Gandalf is as surprised by this information as Pippin is. Frodo and Sam alive is the best news he could have received. Now, he does not have to rely on his heart’s interpretation of his feelings of hope, now he is sure. His dwindling hope of their survival would have been extinguished in a little while if he hadn’t had this confirmation. There is only so long one can hope without substantial evidence.
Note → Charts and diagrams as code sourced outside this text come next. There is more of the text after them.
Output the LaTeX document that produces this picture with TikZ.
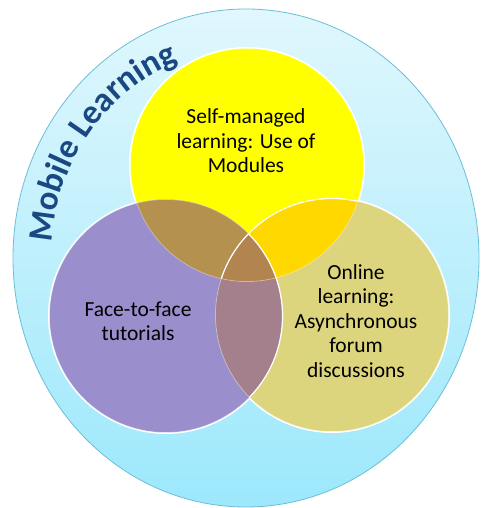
\documentclass[tikz,border=0pt]{standalone}
\usepackage{fontspec}
\setmainfont{Carlito}
\usetikzlibrary{positioning,decorations.text}
\definecolor{SkyTop}{RGB}{224,247,253}
\definecolor{SkyBottom}{RGB}{156,232,252}
\definecolor{SkyEdge}{RGB}{108,190,214}
\definecolor{Navy}{RGB}{25,72,130}
\definecolor{Lemon}{RGB}{255,255,0}
\definecolor{Lilac}{RGB}{154,143,204}
\definecolor{Olive}{RGB}{221,213,126}
\definecolor{Ochre}{RGB}{180,145,79}
\definecolor{Gold}{RGB}{255,216,0}
\definecolor{Mauve}{RGB}{164,128,140}
\definecolor{Umber}{RGB}{178,132,79}

\begin{document}
\begin{tikzpicture}[x=1pt,y=1pt,
    ring/.style={circle,inner sep=0pt,minimum size=233pt},
    tag/.style={align=center,font=\fontsize{21.5}{24.5}\selectfont,text=black},
    halo/.style={white,line width=3pt},
    seam/.style={white,opacity=0.35,line width=0.8pt}
]
\useasboundingbox (0,0) rectangle (480,508);

% Mobile learning background
\shadedraw[top color=SkyTop,bottom color=SkyBottom,draw=SkyEdge,line width=0.8pt]
    (246,250) ellipse [x radius=233,y radius=249];

% the three circles
\node[ring] (self) at (247,343) {};
\node[ring] (face) at (166,192) {};
\node[ring] (online) at (332,193) {};

\foreach \c in {self,face,online}
    \draw[halo] (\c.center) circle (116.5);
\fill[Lemon] (self.center) circle (116.5);
\fill[Lilac] (face.center) circle (116.5);
\fill[Olive] (online.center) circle (116.5);

% overlaps
\begin{scope}
    \clip (face.center) circle (116.5);
    \fill[Mauve] (online.center) circle (116.5);
\end{scope}
\begin{scope}
    \clip (self.center) circle (116.5);
    \fill[Ochre] (face.center) circle (116.5);
    \fill[Gold] (online.center) circle (116.5);
    \clip (face.center) circle (116.5);
    \fill[Umber] (online.center) circle (116.5);
\end{scope}

% seams between the circles
\foreach \c in {self,face,online}
    \draw[seam] (\c.center) circle (116.5);
\begin{scope}
    \clip (self.center) circle (116.5);
    \draw[white,line width=1.2pt] (online.center) circle (116.5);
\end{scope}
\begin{scope}
    \clip (online.center) circle (116.5);
    \draw[white,line width=1.2pt] (face.center) circle (116.5);
\end{scope}

% texts
\node[tag] (self-text) at (246,367) {Self-managed\\learning: Use of\\Modules};
\node[tag] (face-text) at (138,187) {Face-to-face\\tutorials};
\node[tag] (online-text) at (356,187) {Online\\learning:\\Asynchronous\\forum\\discussions};

% title along the rim
\path[decorate,decoration={text along path,text align=center,text color=Navy,
    text={|\fontsize{34.5}{34.5}\selectfont\bfseries|Mobile Learning}}]
    (246,250) ++(178:195 and 209) arc [start angle=178,end angle=108,x radius=195,y radius=209];

\end{tikzpicture}
\end{document}
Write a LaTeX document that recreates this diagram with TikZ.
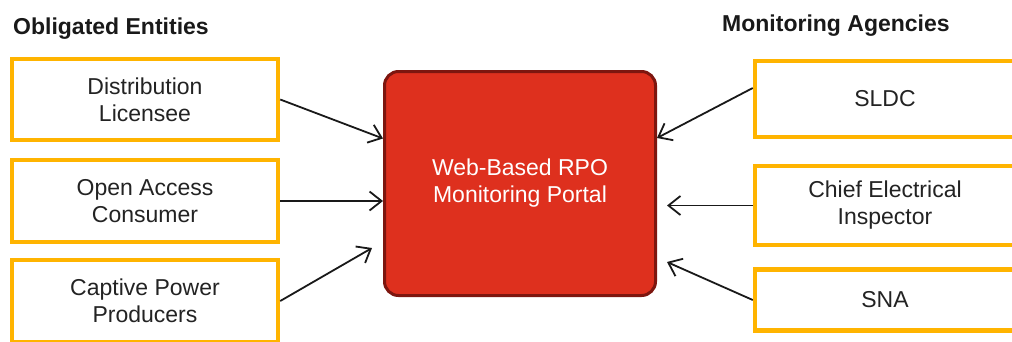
\documentclass[tikz,border=0pt]{standalone}
\usepackage{fontspec}
\setmainfont{Liberation Sans}
\usetikzlibrary{arrows.meta,calc}
\definecolor{boxorange}{RGB}{255,180,0}
\definecolor{portalred}{RGB}{222,48,30}
\definecolor{portaledge}{RGB}{125,22,15}
\definecolor{txt}{RGB}{35,35,35}
\begin{document}
\begin{tikzpicture}[x=1pt,y=1pt,
  entity/.style={draw=boxorange, line width=4.5pt, fill=white, inner sep=0pt,
    align=center, text=txt, font=\fontsize{23}{27}\selectfont},
  portalbox/.style={draw=portaledge, fill=portalred, line width=3pt,
    rounded corners=14pt, minimum width=271pt, minimum height=224pt,
    align=center, text=white, font=\fontsize{23}{27}\selectfont},
  heading/.style={anchor=base west, inner sep=0pt, text=black!90,
    font=\fontsize{23}{27}\selectfont\bfseries},
  arr/.style={draw=black!90, line width=1.8pt,
    -{Straight Barb[length=12pt,width=19pt]}}]
\useasboundingbox (0,0) rectangle (1012,-341);
\clip (0,0) rectangle (1012,-341);

\node[heading] (hl) at (13,-34) {Obligated Entities};
\node[heading] (hr) at (722,-31) {Monitoring Agencies};

\node[entity, minimum width=266pt, minimum height=81pt] (dl) at (145,-99.5) {Distribution\\Licensee};
\node[entity, minimum width=266pt, minimum height=82pt] (oa) at (145,-201) {Open Access\\Consumer};
\node[entity, minimum width=266pt, minimum height=82pt] (cp) at (145,-301) {Captive Power\\Producers};

\node[entity, minimum width=260pt, minimum height=76pt] (sldc) at (885,-99) {SLDC};
\node[entity, minimum width=260pt, minimum height=79pt] (cei) at (885,-205.5) {Chief Electrical\\Inspector};
\node[entity, minimum width=260pt, minimum height=61pt] (sna) at (885,-300) {SNA};

\node[portalbox] (portal) at (520,-183.5) {Web-Based RPO\\Monitoring Portal};

\draw[arr] (dl.east) -- ($(portal.west)+(0,45)$);
\draw[arr] (oa.east) -- (portal.west |- oa.east);
\draw[arr] (cp.east) -- ($(portal.west)+(-11,-64.5)$);

\draw[arr] ($(sldc.west)+(0,11)$) -- ($(portal.east)+(0,45.5)$);
\draw[arr] (cei.west) -- ($(portal.east |- cei.west)+(10,0)$);
\draw[arr] (sna.west) -- ($(portal.east)+(10,-78.5)$);
\end{tikzpicture}
\end{document}
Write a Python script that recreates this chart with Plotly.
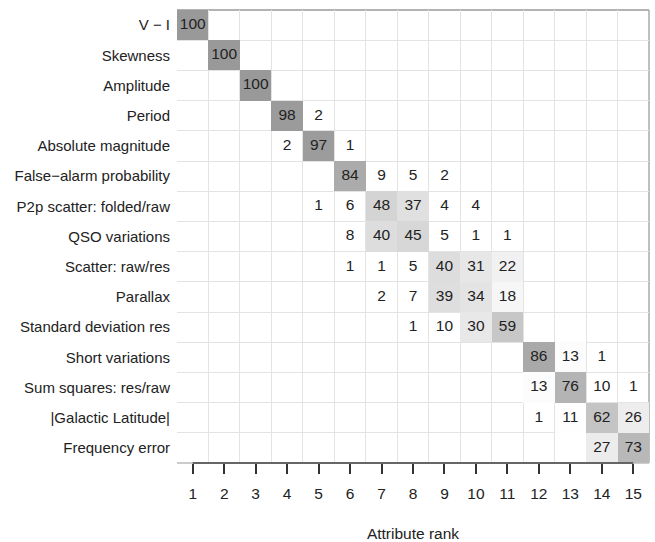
import plotly.graph_objects as go

attributes = [
    "V \u2212 I", "Skewness", "Amplitude", "Period", "Absolute magnitude",
    "False\u2212alarm probability", "P2p scatter: folded/raw", "QSO variations",
    "Scatter: raw/res", "Parallax", "Standard deviation res", "Short variations",
    "Sum squares: res/raw", "|Galactic Latitude|", "Frequency error",
]
ranks = list(range(1, 16))

# percentage of runs each attribute obtained a given rank: {rank: value}
counts = [
    {1: 100},
    {2: 100},
    {3: 100},
    {4: 98, 5: 2},
    {4: 2, 5: 97, 6: 1},
    {6: 84, 7: 9, 8: 5, 9: 2},
    {5: 1, 6: 6, 7: 48, 8: 37, 9: 4, 10: 4},
    {6: 8, 7: 40, 8: 45, 9: 5, 10: 1, 11: 1},
    {6: 1, 7: 1, 8: 5, 9: 40, 10: 31, 11: 22},
    {7: 2, 8: 7, 9: 39, 10: 34, 11: 18},
    {8: 1, 9: 10, 10: 30, 11: 59},
    {12: 86, 13: 13, 14: 1},
    {12: 13, 13: 76, 14: 10, 15: 1},
    {12: 1, 13: 11, 14: 62, 15: 26},
    {14: 27, 15: 73},
]

row_idx = list(range(1, len(attributes) + 1))

z = []
for row in counts:
    z.append([row[r] if (r in row and row[r] > 10) else None for r in ranks])

tx, ty, tt = [], [], []
for i, row in enumerate(counts):
    for r, v in row.items():
        tx.append(r)
        ty.append(row_idx[i])
        tt.append(str(v))

font_family = "Liberation Sans, Arial, Helvetica, sans-serif"

fig = go.Figure()
fig.add_trace(go.Heatmap(
    x=ranks, y=row_idx, z=z,
    zmin=10, zmax=100,
    colorscale=[[0, "#ffffff"], [1, "#999999"]],
    showscale=False, hoverinfo="skip", xgap=0, ygap=0,
))
fig.add_trace(go.Scatter(
    x=tx, y=ty, text=tt, mode="text",
    textfont=dict(family=font_family, size=15.5, color="#222222"),
    hoverinfo="skip", showlegend=False,
))

bounds = [r - 0.5 for r in ranks] + [ranks[-1] + 0.5]
ybounds = [r - 0.5 for r in row_idx] + [row_idx[-1] + 0.5]

fig.update_xaxes(
    range=[0.5, 15.5], tickvals=ranks, ticktext=[str(r) for r in ranks],
    showgrid=False, zeroline=False, automargin=False,
    showline=False,
    ticks="outside", ticklen=10, tickwidth=1.5, tickcolor="#333333",
    ticklabelstandoff=6,
    tickfont=dict(family=font_family, size=15.5, color="#222222"),
    minor=dict(tickvals=bounds, showgrid=True, gridcolor="#e3e3e3", gridwidth=1, ticks=""),
    title=dict(text="Attribute rank", font=dict(family=font_family, size=15.5, color="#222222"), standoff=30),
)
fig.update_yaxes(
    range=[15.5, 0.5], tickvals=row_idx, ticktext=attributes,
    showgrid=False, zeroline=False, showline=False, ticks="", automargin=False,
    ticklabelstandoff=6,
    tickfont=dict(family=font_family, size=15, color="#222222"),
    minor=dict(tickvals=ybounds, showgrid=True, gridcolor="#e3e3e3", gridwidth=1, ticks=""),
)

# light panel borders
fig.add_shape(type="line", xref="paper", yref="paper", x0=0, x1=1, y0=1, y1=1,
              line=dict(color="#9a9a9a", width=1.5), layer="below")
fig.add_shape(type="line", xref="paper", yref="paper", x0=1, x1=1, y0=0, y1=1,
              line=dict(color="#aaaaaa", width=1.5), layer="below")
fig.add_shape(type="line", xref="paper", yref="paper", x0=0, x1=1, y0=0, y1=0,
              line=dict(color="#bbbbbb", width=1.5), layer="above")
# dark axis line spanning the range of rank ticks
fig.add_shape(type="line", xref="x", yref="paper", x0=ranks[0], x1=ranks[-1], y0=0, y1=0,
              line=dict(color="#444444", width=1.5), layer="above")

fig.update_layout(
    width=655, height=542,
    margin=dict(l=177, r=6, t=10, b=79),
    plot_bgcolor="white", paper_bgcolor="white",
    showlegend=False,
)

fig.write_html("out.html", config={"displayModeBar": False},
               post_script="document.body.style.margin='0';document.body.style.overflow='hidden';")
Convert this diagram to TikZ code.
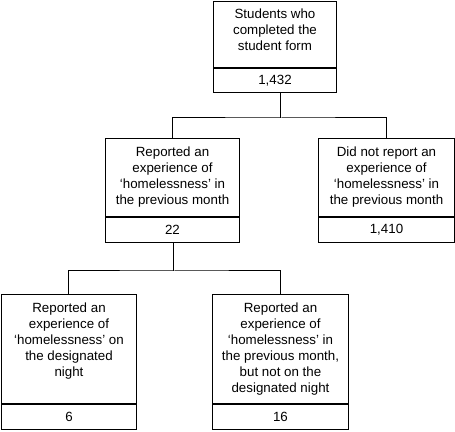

His elation at this news fades almost immediately, as Faramir explains the road the two Hobbits will be taking. This gives Gandalf cause for concern because unlike Frodo and Sam, he is aware of the danger that awaits them in the tunnel.
Concern and fear
Faramir’s expression during this exchange of vital information is almost terrified. Not only has he just escaped his own death, but now he faces the only wizard who might be able to help him, and his Halfling sidekick, only to bring them information of their friends whose fates lie in the hands of a wretched creature leading them into dangerous territory. His face shows concern, fear, but also guilt.
Knowing what he knows of the Pass of Cirith Ungol and still letting them go without landing a hand is bound to give rise to feelings of guilt. For all their initial animosity, he has grown fond of the two Hobbits and he wishes them well. However, the terror that dwells in the tunnels of Cirith Ungol is not something one would normally let someone one cares about go through.
During their farewell, there was nothing else he could have done. Faramir threatened Gollum in hopes of him taking his threats seriously and giving up any plans or thoughts of harming the Hobbits.
Faramir had to stay in Osgiliath and defend it as best he could. He could not have offered his services to the Hobbits, even if he wanted to. The sacrifice he faced by letting them go was service enough. However, to now find their friends standing in front of him, yearning to hear the good news of Frodo and Sam, only to produce worry and concern about their path cannot be a pleasant feeling.
Although there is nothing more Faramir could have done for the two Hobbits, feelings of fear for their lives and subsequent guilt still permeates his face.